14  Site of the Amerindian Hochelaga Settlement

Near this spot was the village of Hochelaga, a community of Iroquois who lived and farmed here before the first Europeans arrived. When French explorer Jacques Cartier stepped from his ship onto the land and visited Hochelaga in 1535, he noted that the village had 50 large homes, each housing several families. When the French returned in 1603, the village was empty.

15   Café Vasco da Gama

Downtown is full of restaurants both fancy and casual. Right in between is Café Vasco Da Gama, 1472 rue Peel (1 block south of rue Sherbrooke), a sleek, high-ceilinged eatery with a Portuguese feel—the owners also run the esteemed Ferreira Café on the same block. It features big breakfasts, pastries, sandwiches, and tapas.

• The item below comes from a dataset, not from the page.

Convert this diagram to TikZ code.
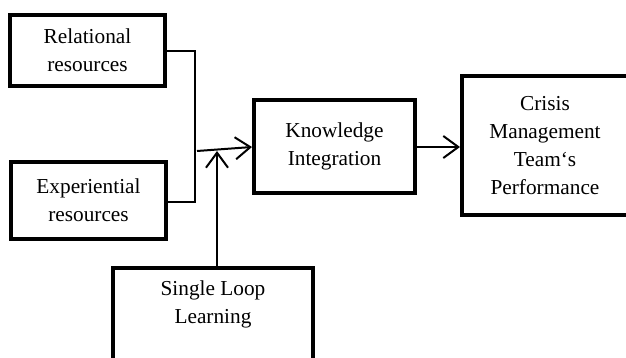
\documentclass[tikz,border=0pt]{standalone}
\usepackage{fontspec}
\setmainfont{Liberation Serif}
\usetikzlibrary{arrows.meta}
\begin{document}
\begin{tikzpicture}[x=1pt,y=-1pt,
  box/.style={draw, line width=4pt, rectangle, inner sep=0pt, align=center,
    font=\fontsize{21.3}{28}\selectfont},
  txt/.style={inner sep=0pt, align=center, font=\fontsize{21.3}{28}\selectfont},
  conn/.style={line width=2pt},
  arr/.style={line width=2pt, -{Straight Barb[length=15pt,width=22pt,line width=2pt]}}]
\useasboundingbox (0,0) rectangle (626,358);
\clip (0,0) rectangle (626,358);
\fill[white] (0,0) rectangle (626,358);
\node (rel) [box, minimum width=155pt, minimum height=71pt] at (87.5,50.5) {Relational\\resources};
\node (exp) [box, minimum width=155pt, minimum height=77pt] at (88.5,200.5) {Experiential\\resources};
\node (ki) [box, minimum width=161pt, minimum height=93pt] at (334.5,146.5) {Knowledge\\Integration};
\node (cm) [box, minimum width=166pt, minimum height=139pt] at (545,145.5) {Crisis\\Management\\Team\symbol{96}s\\Performance};
\node (sl) [box, minimum width=200pt, minimum height=110pt] at (213,323) {};
\node (slt) [txt] at (213,304) {Single Loop\\Learning};
\coordinate (j) at (197,151);
\draw[conn] (rel.east |- 0,51) -- (195,51) -- (195,202) -- (exp.east |- 0,202);
\draw[arr] (j) -- (ki.west |- 0,147);
\draw[arr] (sl.north -| 217,0) -- (217,151);
\draw[arr] (ki.east |- 0,147) -- (cm.west |- 0,147);
\end{tikzpicture}
\end{document}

Two blocks farther down on rue Sherbrooke, at no. 1188, just past rue Stanley, is:

16  Maison Alcan

Rue Sherbrooke is the heart of what’s historically been known as the “Golden Square Mile.” This is where the city’s most luxurious residences of the 19th and early 20th centuries were, and where the vast majority of the country’s wealthiest citizens lived. (For a period of time, 79 families who lived in this neighborhood controlled 80 percent of Canada’s wealth.) Maison Alcan is an example of a modern office building that has nicely incorporated one of those 19th-century mansions into its late-20th-century facade. In 2015, longtime residents Rio Tinto Alcan will move out of the building; plans for the building’s future have not yet been announced. On the opposite side of the street are Maison Louis-Joseph Forget at no. 1195 and Maison Reid Wilson at no 1201, both designated historic monuments.

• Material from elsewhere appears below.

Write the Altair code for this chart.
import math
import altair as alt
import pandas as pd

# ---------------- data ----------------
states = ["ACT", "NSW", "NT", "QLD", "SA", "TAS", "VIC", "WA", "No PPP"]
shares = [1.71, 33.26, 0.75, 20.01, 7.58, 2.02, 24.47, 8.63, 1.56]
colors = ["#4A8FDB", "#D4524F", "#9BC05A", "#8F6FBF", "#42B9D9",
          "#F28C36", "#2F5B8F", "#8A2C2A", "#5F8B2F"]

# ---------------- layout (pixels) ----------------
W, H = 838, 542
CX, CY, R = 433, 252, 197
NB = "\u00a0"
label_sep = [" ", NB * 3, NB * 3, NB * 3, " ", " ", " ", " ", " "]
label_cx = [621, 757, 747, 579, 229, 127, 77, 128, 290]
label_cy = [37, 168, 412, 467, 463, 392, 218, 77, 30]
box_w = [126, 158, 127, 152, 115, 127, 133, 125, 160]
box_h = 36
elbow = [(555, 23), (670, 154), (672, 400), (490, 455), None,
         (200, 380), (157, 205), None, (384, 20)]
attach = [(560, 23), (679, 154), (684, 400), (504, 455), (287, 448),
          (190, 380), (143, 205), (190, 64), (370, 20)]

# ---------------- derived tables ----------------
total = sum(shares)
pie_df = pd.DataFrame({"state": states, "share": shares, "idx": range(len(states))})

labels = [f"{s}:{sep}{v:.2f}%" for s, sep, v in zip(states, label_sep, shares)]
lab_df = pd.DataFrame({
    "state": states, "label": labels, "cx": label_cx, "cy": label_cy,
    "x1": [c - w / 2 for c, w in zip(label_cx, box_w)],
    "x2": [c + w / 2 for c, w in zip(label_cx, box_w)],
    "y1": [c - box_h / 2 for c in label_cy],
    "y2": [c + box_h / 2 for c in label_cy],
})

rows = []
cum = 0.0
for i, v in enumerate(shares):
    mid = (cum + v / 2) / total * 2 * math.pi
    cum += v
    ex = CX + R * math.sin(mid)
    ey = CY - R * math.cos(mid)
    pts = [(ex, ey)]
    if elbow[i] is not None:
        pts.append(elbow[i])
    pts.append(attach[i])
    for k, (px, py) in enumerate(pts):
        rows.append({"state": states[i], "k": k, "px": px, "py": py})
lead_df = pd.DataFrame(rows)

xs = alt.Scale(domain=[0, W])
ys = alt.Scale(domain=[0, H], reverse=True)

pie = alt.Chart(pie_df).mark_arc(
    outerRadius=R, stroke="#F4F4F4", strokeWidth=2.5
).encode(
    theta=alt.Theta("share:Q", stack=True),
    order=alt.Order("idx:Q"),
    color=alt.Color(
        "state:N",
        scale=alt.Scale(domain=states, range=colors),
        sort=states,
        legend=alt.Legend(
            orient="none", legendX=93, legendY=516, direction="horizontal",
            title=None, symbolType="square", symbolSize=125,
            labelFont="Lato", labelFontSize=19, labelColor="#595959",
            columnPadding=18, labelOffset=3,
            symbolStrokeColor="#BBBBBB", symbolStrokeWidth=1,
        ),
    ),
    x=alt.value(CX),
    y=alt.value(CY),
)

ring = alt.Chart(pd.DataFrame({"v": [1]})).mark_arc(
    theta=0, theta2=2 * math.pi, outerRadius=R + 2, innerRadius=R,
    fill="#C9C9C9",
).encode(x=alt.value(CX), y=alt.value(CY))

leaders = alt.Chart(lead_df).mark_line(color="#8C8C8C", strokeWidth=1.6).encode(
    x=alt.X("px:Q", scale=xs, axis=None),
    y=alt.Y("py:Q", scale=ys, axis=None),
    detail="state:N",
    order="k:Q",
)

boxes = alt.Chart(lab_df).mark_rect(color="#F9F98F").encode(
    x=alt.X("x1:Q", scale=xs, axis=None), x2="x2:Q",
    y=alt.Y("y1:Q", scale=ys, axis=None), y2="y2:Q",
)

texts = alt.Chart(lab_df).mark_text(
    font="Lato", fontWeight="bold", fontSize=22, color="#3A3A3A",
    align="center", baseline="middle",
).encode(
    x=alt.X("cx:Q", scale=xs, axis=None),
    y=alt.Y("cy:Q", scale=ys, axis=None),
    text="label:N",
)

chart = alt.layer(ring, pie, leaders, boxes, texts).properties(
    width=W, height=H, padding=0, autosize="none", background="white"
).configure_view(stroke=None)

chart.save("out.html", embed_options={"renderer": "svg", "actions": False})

Continue on rue Sherbrooke, passing on your left the newly renovated Ritz Carlton and the high-end Holt Renfrew department store. At the corner of rue Crescent is:

17  Musée des Beaux-Arts (Museum of Fine Arts)

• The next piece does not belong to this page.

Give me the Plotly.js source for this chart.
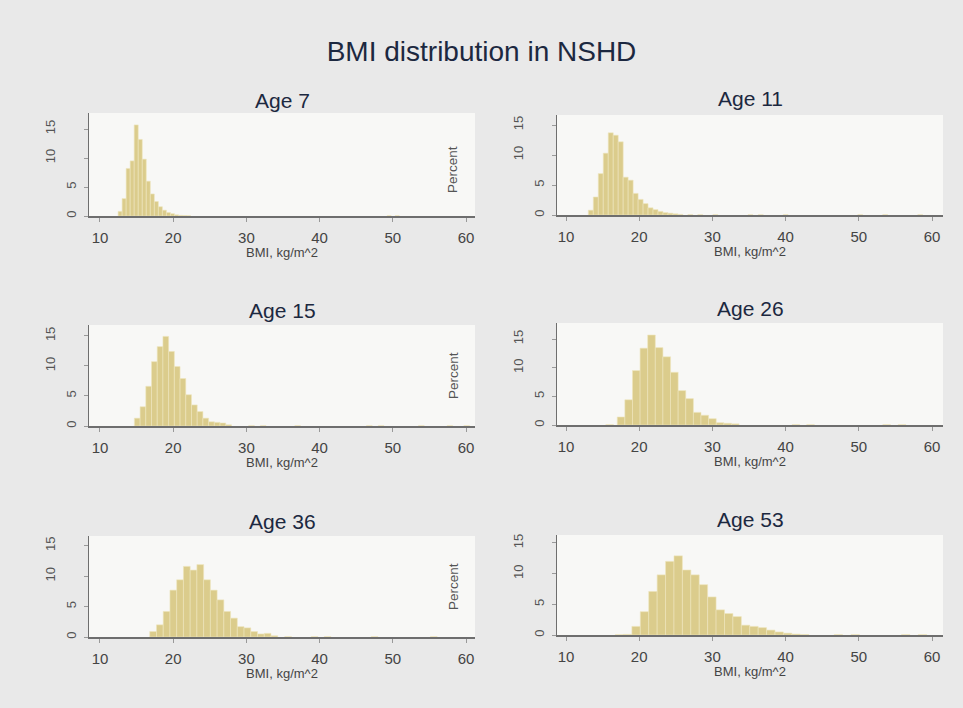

This is Canada’s oldest museum and Montréal’s most prominent. Enter through the modern annex on the left side of rue Sherbrooke, which was added in 1991. It is connected to the original stately Beaux Arts building (1912) on the right side by an underground tunnel that doubles as a gallery. The adjacent church, which has Tiffany windows, was converted in 2011 into an addition to the museum, although it can only be visited on guided tours or when attending a classical concert there.

There are several options at this point. If you have time to explore the museum, take the opportunity—a visit to the Musée des Beaux-Arts should be part of any trip to Montréal. For high-end boutique shopping, continue on rue Sherbrooke. For drinking or eating, turn left onto:

18  Rue Crescent

Welcome to party central. Rue Crescent and nearby streets are the focal point of the downtown social and dining district. The area is largely yuppie-Anglo in character, if not necessarily in strict demographics. Crescent’s first block has small boutiques and jewelers, but the next 2 blocks are a gumbo of terraced bars and dance clubs, inexpensive pizza joints, and upscale restaurants, all drawing enthusiastic consumers looking to party the afternoon and evening away. It’s hard to imagine that this was once a run-down slum slated for demolition. Luckily, buyers saw potential in these late-19th-century row houses and brought them back to life.

19   Sir Winston Churchill

Lively spots for food and drink are abundant along rue Crescent. Sir Winston Churchill Pub (no. 1459) is one. If you can, find a seat on the balcony.

Note: This information was accurate when it was published, but can change without notice. Please be sure to confirm all rates and details directly with the companies in question before planning your trip.